Even so, many of the noturnal critters, among them jaguars and pumas, have settled in for the day. On this day, evidence of a puma is still apparent, starting with the strong scent of the animal and possibly its doomed prey.
Like a crime-scene investigator, Pilar Marcela Lopez points to a section of the dusty Macuco Trail. "You can see here where the puma had been laying on its side," she said. "By now, he's laying on a branch above us--sleeping."
Lopez, a tour guide in the park, is never off duty. Even on her day off, she's giving a private tour to her mother, Elena, who is visiting from the provinces around Buenos Aires--and now, I might add, to my husband and I who happened down the same path at the same time.

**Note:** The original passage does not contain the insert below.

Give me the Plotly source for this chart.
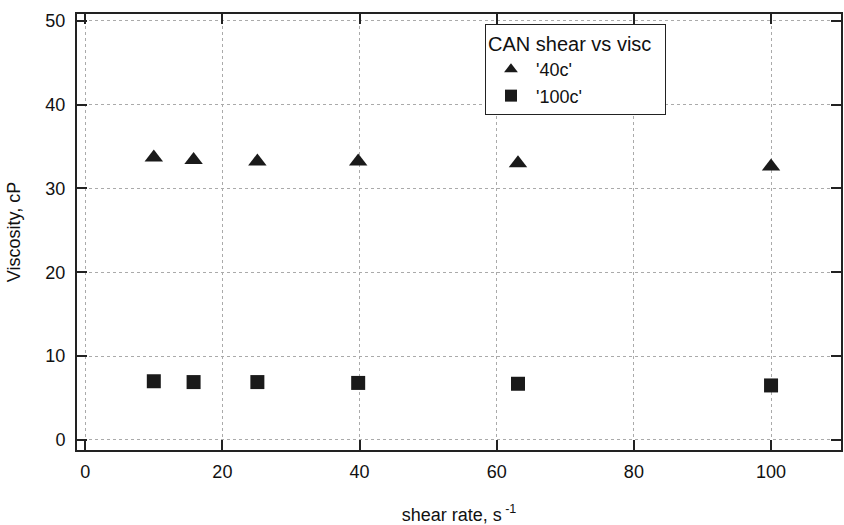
import plotly.graph_objects as go

shear_rate = [10, 15.8, 25.1, 39.8, 63.1, 100]
visc_40c = [33.7, 33.4, 33.2, 33.2, 33.0, 32.6]
visc_100c = [7.0, 6.9, 6.9, 6.8, 6.7, 6.5]
x_ticks = [0, 20, 40, 60, 80, 100]
y_ticks = [0, 10, 20, 30, 40, 50]

font = "Liberation Sans, Arial, sans-serif"

fig = go.Figure()
fig.add_trace(go.Scatter(x=shear_rate, y=visc_40c, mode="markers", name="'40c'",
                         marker=dict(symbol="triangle-up", size=16, color="#1a1a1a")))
fig.add_trace(go.Scatter(x=shear_rate, y=visc_100c, mode="markers", name="'100c'",
                         marker=dict(symbol="square", size=14, color="#1a1a1a")))

axis_common = dict(showline=True, linecolor="#222", linewidth=2, mirror="allticks",
                   ticks="inside", ticklen=10, tickwidth=1.5, tickcolor="#222",
                   showgrid=True, gridcolor="#aaa", griddash="dot", gridwidth=1,
                   zeroline=False, tickfont=dict(size=18, color="#111", family=font))

fig.update_layout(
    width=844, height=525,
    margin=dict(l=77, r=1, t=14, b=74),
    paper_bgcolor="white", plot_bgcolor="white",
    font=dict(family=font, color="#111"),
    xaxis=dict(range=[-1.2, 110.2], tickvals=x_ticks, ticklabelstandoff=4,
               title=dict(text="shear rate, s<sup> -1</sup>", font=dict(size=18), standoff=30),
               **axis_common),
    yaxis=dict(range=[-1.2, 50.8], tickvals=y_ticks, ticklabelstandoff=6,
               title=dict(text="Viscosity, cP", font=dict(size=18), standoff=20),
               **axis_common),
    legend=dict(x=0.534, y=0.977, xanchor="left", yanchor="top",
                bgcolor="white", bordercolor="#222", borderwidth=1,
                title=dict(text="CAN shear vs visc  ", font=dict(size=20)),
                font=dict(size=18), itemwidth=40, tracegroupgap=0, itemsizing="constant"),
    showlegend=True,
)

fig.write_html("out.html")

Every few minutes we stop to listen to the forest. We hear the rustling of the bushes as an animal flees. Birds are singing and we hear a woodpecker probing a tree for bugs. The most-common animal sighting is the inch-long Tiger Ant. What a great specimen for Pest Control magazine, I think to myself.
After an hour, we arrive at the Salto Arrechea, a secluded waterfall with a calm pool where we could swim and eat lunch. The water was frigid, but that didn't stop me from taking a shower under the water dropping from a precipice 200 feet above my head.
Lopez and her mother headed back and left us on our own. After a while, we ate and headed back on the trail, stopping to assess our surroundings as Lopez showed us. Unfortunately, the only sound we could hear were the buzzing of the mosquitoes--surrounding their unassuming prey.